Wir haben weitere Elemente in diesem Gesetz verankert, um exzellente Berufungen zu fördern. Das geht hin bis zu dem Punkt, dass man jetzt Personen berufen kann, ohne zuvor die normalen Ausschreibungsverfahren durchzuführen. Man kann einfach keinem Nobelpreisträger eine Professur antragen und

ihm, nachdem er seine Bereitschaft hierzu erklärt hat, sagen: „Jetzt wird aber erst einmal die Anzeige veröffentlicht, dann tagt die Berufungskommission, und dann folgt noch ein ewig langes weiteres Verfahren.“ Wir wollen erreichen, dass die Hochschulen sehr viel stärker aktiv Personal Recruiting betreiben und selbst auf gute und geeignete Kandidaten zugehen und diese zu gewinnen versuchen.

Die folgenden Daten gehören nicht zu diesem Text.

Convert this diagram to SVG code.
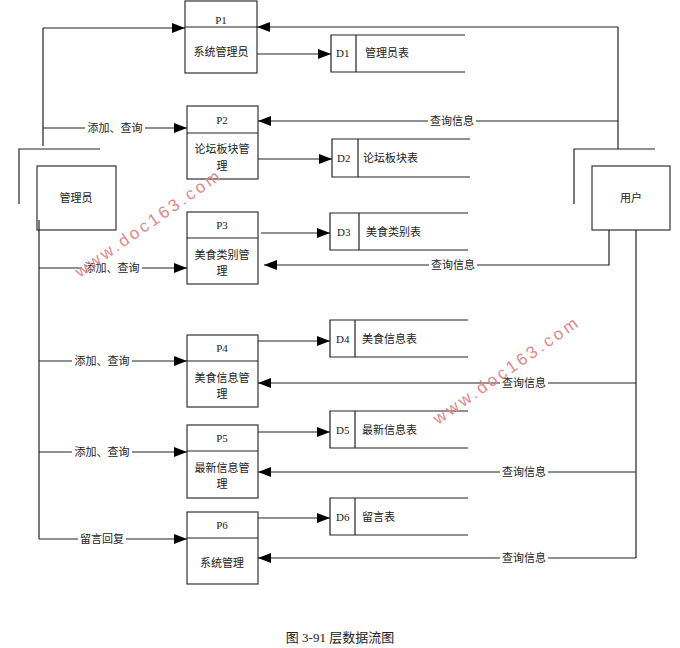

Ein ganz wesentliches Element ist die Einführung von Tenure-Track. Übrigens gilt für all diese Maßnahmen, dass BadenWürttemberg deutschlandweit das erste Land ist, das solche Maßnahmen ergreift. Denn wir wollen natürlich im bundesdeutschen Vergleich die besten Professoren für uns gewinnen und sie nicht in andere Länder gehen lassen. Tenure-Track ist ganz wesentlich. Wenn wir an den Hochschulen keine Karrierechancen etwa für Juniorprofessoren und -professorinnen eröffnen, dann kommen sie nicht. Wenn wir etwa in Amerika oder auch in Singapur oder Hongkong deutsche Wissenschaftler fragen, weshalb sie seinerzeit an diese ausländischen Universitäten gegangen sind, dann antworten diese häufig: „Es liegt nicht in erster Linie am Gehalt, sondern es liegt an den mangelnden Karriereperspektiven, die wir im deutschen Hochschulsystem haben.“ Anderswo hat man nämlich die Möglichkeit, Karriere an der Hochschule zu machen, an der man als junger Wissenschaftler begonnen hat. Das ermöglichen wir jetzt auch, und zwar mit einem vollen Tenure-Track.